Has Quantitative Easing Been Successful?

Two Economic Charts Say No

With the Federal Reserve finally moving to taper their counterfeiting efforts, Keynesians are coming out of the woodwork to laud the successes of quantitative easing. The financial system was saved from collapse, the employment picture is improving, and consumption is healthy again according to the monetarists. But if they bother to look at their own data, the pictures do not fit the story. First, let's look at employment.

As you can see, the civilian participation rate has continued steadily lower since the financial crisis. So how can the Census Bureau tell us the umemployment rate is declining? Well, these people are simply no longer actively seeking employment and thereby are removed from the denominator. A 300 basis point drop in labor participation is hardly a sign of success, short of postulating that the decline would have been much steeper without QE.

The second chart is just as damning, as we can see that the year-over-year change in personal consumption is now dragging at crisis levels.

This chart excludes food and energy, so a big part of the decline in non-food and non-energy consumption was likely induced by the rising prices of food and energy. People were forced to curtail consumer purchases as more money was soaked up by food and energy expenses.

The collapse in consumption in 2008-09 was associated with a collapse in stock prices, as stocks lead consumption lower.
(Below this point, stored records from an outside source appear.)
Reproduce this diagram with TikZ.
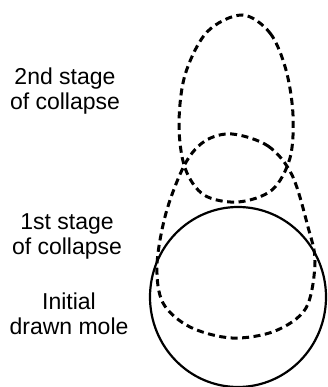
\documentclass[tikz,border=0pt]{standalone}
\usepackage{fontspec}
\setmainfont{Liberation Sans}
\begin{document}
\begin{tikzpicture}[x=1pt,y=-1pt,
    stage/.style={align=center, inner sep=0pt, anchor=north, font=\fontsize{23}{25}\selectfont},
    outline/.style={line width=2.2pt},
    collapse/.style={line width=3pt, dash pattern=on 7pt off 4.5pt},
]
\useasboundingbox (0,0) rectangle (327,387);
\node[stage] (second) at (65,68) {2nd stage\\of collapse};
\node[stage] (first) at (67,213) {1st stage\\of collapse};
\node[stage] (mole) at (69,293) {Initial\\drawn mole};
\draw[outline] (238,297) ellipse [x radius=88, y radius=90];
\draw[collapse] plot[smooth cycle, tension=0.55] coordinates {(242,15) (270,33) (286,70) (293,115) (290,158) (272,190) (238,202) (204,195) (185,168) (179,125) (185,75) (207,32)};
\draw[collapse] plot[smooth cycle, tension=0.55] coordinates {(232,134) (268,146) (292,175) (308,227) (315,262) (306,308) (275,331) (232,338) (190,327) (163,303) (157,265) (166,213) (185,164) (205,141)};
\end{tikzpicture}
\end{document}
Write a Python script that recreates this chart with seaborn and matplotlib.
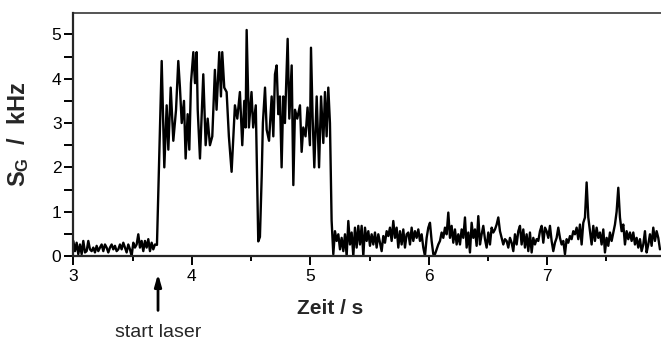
import numpy as np
import pandas as pd
import matplotlib
matplotlib.use("Agg")
import matplotlib.pyplot as plt
import seaborn as sns

# ---------------- data ----------------
dt = 0.014065                 # sampling step of the baseline parts (s)
t_pre_start = 3.0
values_pre = [0.34, 0.11, 0.3, 0.04, 0.26, 0.04, 0.34, 0.08, 0.11, 0.34,
              0.15, 0.11, 0.19, 0.08, 0.23, 0.11, 0.19, 0.26, 0.11, 0.26,
              0.19, 0.08, 0.19, 0.26, 0.15, 0.23, 0.11, 0.15, 0.26, 0.15,
              0.3, 0.19, 0.08, 0.26, 0.15, 0.0, 0.3, 0.19, 0.26, 0.49,
              0.19, 0.34, 0.11, 0.34, 0.19, 0.38, 0.11, 0.3, 0.15, 0.26]

t_high = [3.706, 3.746, 3.768, 3.788, 3.802, 3.822, 3.844, 3.867, 3.886, 3.900,
          3.915, 3.934, 3.948, 3.965, 3.979, 3.993, 4.013, 4.027, 4.041, 4.050,
          4.069, 4.097, 4.117, 4.134, 4.153, 4.173, 4.195, 4.209, 4.232, 4.246,
          4.257, 4.274, 4.294, 4.313, 4.336, 4.364, 4.384, 4.406, 4.426, 4.443,
          4.454, 4.463, 4.482, 4.504, 4.518, 4.540, 4.561, 4.575, 4.590, 4.600,
          4.618, 4.632, 4.652, 4.674, 4.688, 4.702, 4.716, 4.730, 4.744, 4.758,
          4.772, 4.786, 4.809, 4.823, 4.843, 4.857, 4.871, 4.890, 4.913, 4.927,
          4.941, 4.960, 4.977, 4.997, 5.006, 5.020, 5.034, 5.054, 5.074, 5.091,
          5.110, 5.124, 5.138, 5.152, 5.166, 5.180]
v_high = [0.25, 4.4, 2.0, 3.4, 2.4, 3.8, 2.6, 3.3, 4.4, 3.8,
          3.0, 3.5, 2.2, 3.2, 2.4, 3.9, 4.6, 3.9, 4.6, 3.3,
          2.2, 4.1, 2.5, 3.1, 2.5, 2.7, 4.2, 3.3, 4.6, 3.6,
          4.6, 3.8, 3.7, 2.7, 1.9, 3.4, 3.1, 3.7, 2.5, 3.5,
          2.9, 5.1, 2.9, 3.7, 2.9, 3.4, 0.33, 0.43, 1.8, 3.0,
          3.8, 2.85, 2.6, 3.6, 2.7, 4.1, 4.3, 3.2, 3.6, 2.0,
          3.6, 3.0, 4.9, 3.1, 4.3, 1.6, 3.3, 3.1, 3.4, 2.35,
          2.9, 2.7, 3.35, 2.5, 4.7, 3.1, 2.0, 3.6, 2.0, 3.6,
          2.55, 3.7, 2.7, 3.8, 3.0, 0.8]

t_post_start = 5.1944
values_post = [0.04, 0.56, 0.34, 0.49, 0.15, 0.41, 0.11, 0.49, 0.0, 0.79,
               0.26, 0.53, 0.0, 0.64, 0.19, 0.68, 0.26, 0.68, 0.0, 0.64,
               0.34, 0.56, 0.23, 0.49, 0.26, 0.53, 0.19, 0.49, 0.3, 0.11,
               0.45, 0.3, 0.56, 0.45, 0.64, 0.34, 0.79, 0.41, 0.64, 0.19,
               0.56, 0.26, 0.6, 0.19, 0.49, 0.53, 0.26, 0.64, 0.34, 0.56,
               0.41, 0.6, 0.34, 0.49, 0.19, 0.0, 0.41, 0.64, 0.75, 0.34,
               0.04,
               0.04, 0.15, 0.26, 0.34, 0.53, 0.41, 0.64, 0.49, 0.98, 0.41,
               0.68, 0.3, 0.6, 0.26, 0.49, 0.26, 0.6, 0.41, 0.87, 0.19,
               0.53, 0.08, 0.75, 0.41, 0.6, 0.23, 0.9, 0.26, 0.49, 0.68,
               0.38, 0.19, 0.53, 0.26, 0.64, 0.53, 0.6, 0.71, 0.87, 0.56,
               0.41, 0.26, 0.38, 0.34, 0.19, 0.41, 0.3, 0.11, 0.49, 0.26,
               0.56, 0.68, 0.26, 0.6, 0.19, 0.49, 0.11, 0.53, 0.08, 0.41,
               0.26, 0.38, 0.34, 0.56, 0.68, 0.3,
               0.64, 0.56, 0.41, 0.68, 0.34, 0.11, 0.3, 0.41, 0.64, 0.41,
               0.26, 0.34, 0.04, 0.38, 0.3, 0.45, 0.38, 0.56, 0.49, 0.64,
               0.38, 0.71, 0.26, 0.75, 0.87, 1.66, 0.87, 0.56, 0.26, 0.68,
               0.34, 0.64, 0.41, 0.53, 0.26, 0.6, 0.08, 0.41, 0.23, 0.53,
               0.34, 0.53, 0.71, 1.0, 1.54, 0.87, 0.56, 0.71, 0.26, 0.56,
               0.38, 0.53, 0.34, 0.53, 0.26, 0.41, 0.19, 0.38, 0.11, 0.26,
               0.56, 0.08, 0.26, 0.49, 0.23, 0.64, 0.34, 0.56, 0.41, 0.15]

laser_start = 3.715
x_ticks = [3, 4, 5, 6, 7]
y_ticks = [0, 1, 2, 3, 4, 5]
x_label = "Zeit / s"
y_label = r"$\mathbf{S_G}$  /  kHz"
arrow_text = "start laser"

# ---------------- assemble ----------------
t_pre = t_pre_start + dt * np.arange(len(values_pre))
t_post = t_post_start + dt * np.arange(len(values_post))
df = pd.DataFrame({
    "t": np.concatenate([t_pre, t_high, t_post]),
    "v": np.concatenate([values_pre, v_high, values_post]),
})

sns.set_style("ticks")
plt.rcParams["font.family"] = ["Liberation Sans", "DejaVu Sans"]
plt.rcParams["mathtext.fontset"] = "custom"
plt.rcParams["mathtext.bf"] = "Liberation Sans:bold"
plt.rcParams["mathtext.rm"] = "Liberation Sans"

fig = plt.figure(figsize=(6.61, 3.44), dpi=100)
ax = fig.add_axes([0.1109, 0.2558, 0.8891, 0.7073])

sns.lineplot(data=df, x="t", y="v", ax=ax, color="black", linewidth=1.7,
             sort=False, estimator=None)

ax.set_xlim(3.0, 7.96)
ax.set_ylim(0, 5.49)
ax.set_xticks(x_ticks)
ax.set_xticks(np.arange(3.5, 8.0, 1.0), minor=True)
ax.set_yticks(y_ticks)
ax.set_yticks(np.arange(0.5, 5.5, 1.0), minor=True)

for s in ["left", "bottom"]:
    ax.spines[s].set_linewidth(1.6)
ax.spines["top"].set_linewidth(1.1)
ax.spines["right"].set_visible(False)

ax.tick_params(axis="both", which="both", direction="out", colors="black",
               width=1.4, labelsize=12.5)
ax.tick_params(axis="x", which="major", length=6.5, pad=3)
ax.tick_params(axis="x", which="minor", length=3.5)
ax.tick_params(axis="y", which="major", length=6.5, pad=2)
ax.tick_params(axis="y", which="minor", length=6.5)

ax.set_xlabel(x_label, fontsize=15, fontweight="bold")
ax.set_ylabel(y_label, fontsize=17, fontweight="bold")
ax.xaxis.set_label_coords(0.437, -0.175)
ax.yaxis.set_label_coords(-0.072, 0.5)

trans = ax.get_xaxis_transform()
ax.annotate("", xy=(laser_start, -0.062), xycoords=trans,
            xytext=(laser_start, -0.235), textcoords=trans,
            arrowprops=dict(arrowstyle="-|>,head_length=0.7,head_width=0.2",
                            color="black", lw=2))
ax.text(laser_start, -0.316, arrow_text, transform=trans, ha="center",
        va="center", fontsize=14)

fig.savefig("out.png", dpi=100)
This time, consumption is leading, and while we have yet to see any deleterious results in equity prices, once the effects of tapering kick in next month, I believe the result will become quickly obvious.

As for rescuing the banking system, my view has always been the same: the banks were not rescued, but rather the politically-connected. The proper way to solve the financial crisis would have been to back all deposits... no matter the size... and let the debt holders fry. Deposits would have then found their way to healthy banks, allowing for an immediate economic expansion since those banks' balance sheets would have been robust with new deposits.

Instead, we nursed a deathly sick system by transferring the effects malfeasant behavior onto taxpayers. And this results was ultimately the true aim and effect of quantitative easing: to protect the status quo. Unfortunately, the failure to allow market-clearing activity will ultimately result in larger crisis. Has QE been successful? Equity and art investors may say yes, but the true effects of these policies have yet to play out.